Nossa mudança é para igual


Edival Lourenço, Revista Bula

“Mudanças estonteantes acontecerem nas últimas décadas. No mundo e em nosso país. Fora daqui, o império soviético esboroou-se, o muro de Berlim veio abaixo e o encantamento com o marxismo desidratou-se. A aplicação prática do socialismo científico parece ter ficado restrita a algumas bibocas do mundo. Às vezes com nomes surreais como república popular ou revolução bolivariana. A Europa aglomerou-se num bloco e assim, um país agarrado ao outro, ficou muito pesado para alçar voo. Perdeu desempenho, numa sinergia invertida, onde a soma das partes se tornou menor que o todo.  

Sem a oposição do império soviético, a megapotência americana perdeu o vento contrário e parece ter ficado sem traquejo para o voo, feito uma pipa que desaba durante a calmaria. No vácuo do cochilo americano um gigante se levanta de repente. Sem vencer nenhuma guerra, sem anexar faixas de território a seu país, a China vem enfrentando uma das maiores potências da história (lembre-se, em outros tempos eles enfrentaram os mongóis de Gengis Khan) num dos campos preferenciais do inimigo: a indústria de manufatura.

Em trinta anos (tempo em que não demos conta de fazer a Ferrovia Norte-Sul) a China saiu da condição de um país ferrado pelo atraso e pelo regime socialista para se tornar um país de infra-estrutura pra lá de moderna  e ser a segunda potência pelo critério PIB — Produto interno Bruto. E para vir a ser a primeira em questão de tempo. Muito pouco tempo. Ano passado perambulei um mês pela China. Isso não me dá nenhuma legitimidade para posar de entendido de China, pois se trata de uma sociedade extremamente complexa para a cabeça de um curioso ocidental. Mas de uma coisa eu tive certeza: nunca vi um povo tão certo de que agora chegou sua hora e vez.

Por aqui, não ficamos imunes ao surto de ditaduras que assolou a América Latina nos anos 60. Numa perfeita contradição à vida real. Pois foi exatamente nos anos 60 que os movimentos libertários jovens ganharam forças no velho mundo.

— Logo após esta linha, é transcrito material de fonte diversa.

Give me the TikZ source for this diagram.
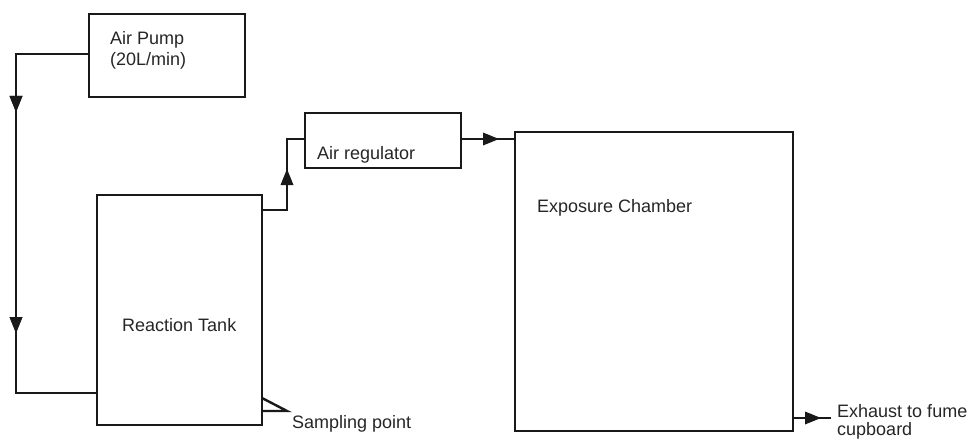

A vida no campo se tornou inviável para quem não tinha terra. Leis trabalhistas, incentivadas  pelas pastorais da terra, teologia de libertação e tal, tornaram impossível a convivência do agregado com o fazendeiro. Por essas outras, em 40 anos nossa demografia passou de 80% da população no campo e 20% na cidade, para a situação de 20% no campo e 80% da cidade.  Numa perfeita e desgraçada inversão do Diagrama de Pareto.

Desgraçada porque o governo, ou a sociedade, sei lá, não havia se preparado minimamente para receber na cidade essa leva de campesinos bisonhos. Um enorme cinturão de marginais (não meliantes por opção, mas pessoas que vivem à margem de um país que mal e mal acompanha o andamento da dança).

A ditadura caiu de podre, mas a democracia que a sucedeu foi em parte açambarcada pelas mesmas lideranças do velho regime (Sarney que o diga). A democracia nascente veio tomada por basicamente dois tipos de equívocos: de um lado, a liberdade exagerada, em contraposição ao velho regime, ensejando a prática da corrupção e o crime geral sem castigo. Tudo consubstanciado numa constituição detalhista. Por outro lado, o entulho autoritário de antigas práticas a espoliar o povo, num regime político que muito se aproxima do velho coronelismo, no entanto travestido de democracia representativa.

Chegamos a um estagio social sui generis, tudo na base da precariedade: saúde precária, educação precária, preservação ambiental precária. Ficamos sem aceleradores para o crescimento, um país circunscrito às condição de fornecedor de commodities. Sem freios para as ações delituosas, onde o direito de ir e vir é exercido plenamente pelos meliantes e as pessoas honestas são trancafiadas em grades e cercas elétricas. E os homens do poder abiscoitam o mais que podem e se protegem em carros blindados e processos com um rosário infinito de recursos.

Na prática seguimos a noção oligárquica de Lampedusa, no romance “O Leopardo”: tudo deve mudar para que tudo fique como está.”